The exercise :: Leave out the pictures and repeat the rest of the material exactly.

Data lines ::
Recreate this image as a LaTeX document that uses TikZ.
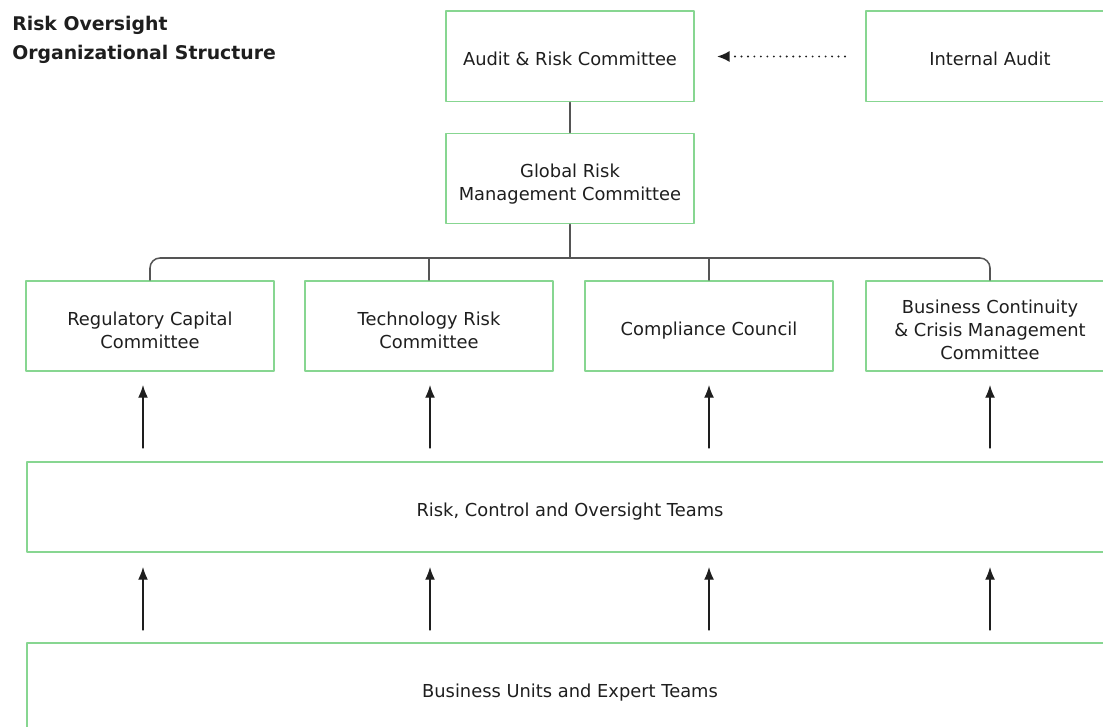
\documentclass[tikz,border=0pt]{standalone}
\usepackage{fontspec}
\setmainfont{DejaVu Sans}
\usetikzlibrary{arrows.meta}
\definecolor{boxgreen}{RGB}{135,214,145}
\definecolor{linegray}{RGB}{85,85,85}
\definecolor{txt}{RGB}{30,30,30}
\tikzset{
  box/.style={draw=boxgreen, line width=1.4pt, minimum width=6.2cm, minimum height=2.25cm,
    align=center, text=txt, font=\fontsize{12.7}{16.4}\selectfont, text depth=0pt, text height=13.4pt},
  twoline/.style={text height=31.9pt},
  threeline/.style={text height=48.3pt},
  wide/.style={box, minimum width=27.15cm},
  link/.style={draw=linegray, line width=1.1pt},
  uparrow/.style={->, draw=txt, line width=0.9pt},
}
\begin{document}
\begin{tikzpicture}[line cap=round,line join=round,>={Latex[length=9pt,width=7pt]},x=0.025cm,y=-0.025cm]
\useasboundingbox (0,0) rectangle (1103,727);
\clip (0,0) rectangle (1103,727);
% title
\node [anchor=north west, inner sep=0, align=left, text=txt,
  font=\bfseries\fontsize{13.4}{20.5}\selectfont] (title) at (12,16) {Risk Oversight\\Organizational Structure};
% top level
\node [box] (arc) at (570,56.5) {Audit \& Risk Committee};
\node [box] (ia) at (990,56.5) {Internal Audit};
\node [box, twoline] (grmc) at (570,178.5) {Global Risk\\Management Committee};
% committees
\node [box, twoline] (rcc) at (150,326) {Regulatory Capital\\Committee};
\node [box, twoline] (trc) at (429,326) {Technology Risk\\Committee};
\node [box] (cc) at (709,326) {Compliance Council};
\node [box, threeline] (bccm) at (990,326) {Business Continuity\\\& Crisis Management\\Committee};
% teams
\node [wide] (rcot) at (570,507) {Risk, Control and Oversight Teams};
\node [wide] (buet) at (570,688) {Business Units and Expert Teams};
% connectors
\draw [link] (arc) -- (grmc);
\coordinate (split) at (570,258);
\draw [link] (grmc) -- (split);
\draw [link, rounded corners=0.25cm] (rcc.north) |- (split) -| (bccm.north);
\draw [link] (trc.north) -- (trc.north |- split);
\draw [link] (cc.north) -- (cc.north |- split);
% reporting line from internal audit
\draw [-{Latex[length=9pt,width=8pt]}, draw=txt, line width=1.5pt, dash pattern=on 0pt off 4.6pt,
  shorten >=0.55cm, shorten <=0.5cm] (ia) -- (arc);
% upward arrows
\foreach \n/\x in {1/143,2/430,3/709,4/990} {
  \coordinate (lo\n) at (\x,448);
  \coordinate (hi\n) at (\x,385);
  \draw [uparrow] (lo\n) -- (hi\n);
  \coordinate (blo\n) at (\x,630);
  \coordinate (bhi\n) at (\x,567);
  \draw [uparrow] (blo\n) -- (bhi\n);
}
\end{tikzpicture}
\end{document}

Task output ::
Recreate this image as a LaTeX document that uses TikZ.
\documentclass[tikz,border=0pt]{standalone}
\usepackage{fontspec}
\setmainfont{DejaVu Sans}
\usetikzlibrary{arrows.meta}
\definecolor{boxgreen}{RGB}{135,214,145}
\definecolor{linegray}{RGB}{85,85,85}
\definecolor{txt}{RGB}{30,30,30}
\tikzset{
  box/.style={draw=boxgreen, line width=1.4pt, minimum width=6.2cm, minimum height=2.25cm,
    align=center, text=txt, font=\fontsize{12.7}{16.4}\selectfont, text depth=0pt, text height=13.4pt},
  twoline/.style={text height=31.9pt},
  threeline/.style={text height=48.3pt},
  wide/.style={box, minimum width=27.15cm},
  link/.style={draw=linegray, line width=1.1pt},
  uparrow/.style={->, draw=txt, line width=0.9pt},
}
\begin{document}
\begin{tikzpicture}[line cap=round,line join=round,>={Latex[length=9pt,width=7pt]},x=0.025cm,y=-0.025cm]
\useasboundingbox (0,0) rectangle (1103,727);
\clip (0,0) rectangle (1103,727);
% title
\node [anchor=north west, inner sep=0, align=left, text=txt,
  font=\bfseries\fontsize{13.4}{20.5}\selectfont] (title) at (12,16) {Risk Oversight\\Organizational Structure};
% top level
\node [box] (arc) at (570,56.5) {Audit \& Risk Committee};
\node [box] (ia) at (990,56.5) {Internal Audit};
\node [box, twoline] (grmc) at (570,178.5) {Global Risk\\Management Committee};
% committees
\node [box, twoline] (rcc) at (150,326) {Regulatory Capital\\Committee};
\node [box, twoline] (trc) at (429,326) {Technology Risk\\Committee};
\node [box] (cc) at (709,326) {Compliance Council};
\node [box, threeline] (bccm) at (990,326) {Business Continuity\\\& Crisis Management\\Committee};
% teams
\node [wide] (rcot) at (570,507) {Risk, Control and Oversight Teams};
\node [wide] (buet) at (570,688) {Business Units and Expert Teams};
% connectors
\draw [link] (arc) -- (grmc);
\coordinate (split) at (570,258);
\draw [link] (grmc) -- (split);
\draw [link, rounded corners=0.25cm] (rcc.north) |- (split) -| (bccm.north);
\draw [link] (trc.north) -- (trc.north |- split);
\draw [link] (cc.north) -- (cc.north |- split);
% reporting line from internal audit
\draw [-{Latex[length=9pt,width=8pt]}, draw=txt, line width=1.5pt, dash pattern=on 0pt off 4.6pt,
  shorten >=0.55cm, shorten <=0.5cm] (ia) -- (arc);
% upward arrows
\foreach \n/\x in {1/143,2/430,3/709,4/990} {
  \coordinate (lo\n) at (\x,448);
  \coordinate (hi\n) at (\x,385);
  \draw [uparrow] (lo\n) -- (hi\n);
  \coordinate (blo\n) at (\x,630);
  \coordinate (bhi\n) at (\x,567);
  \draw [uparrow] (blo\n) -- (bhi\n);
}
\end{tikzpicture}
\end{document}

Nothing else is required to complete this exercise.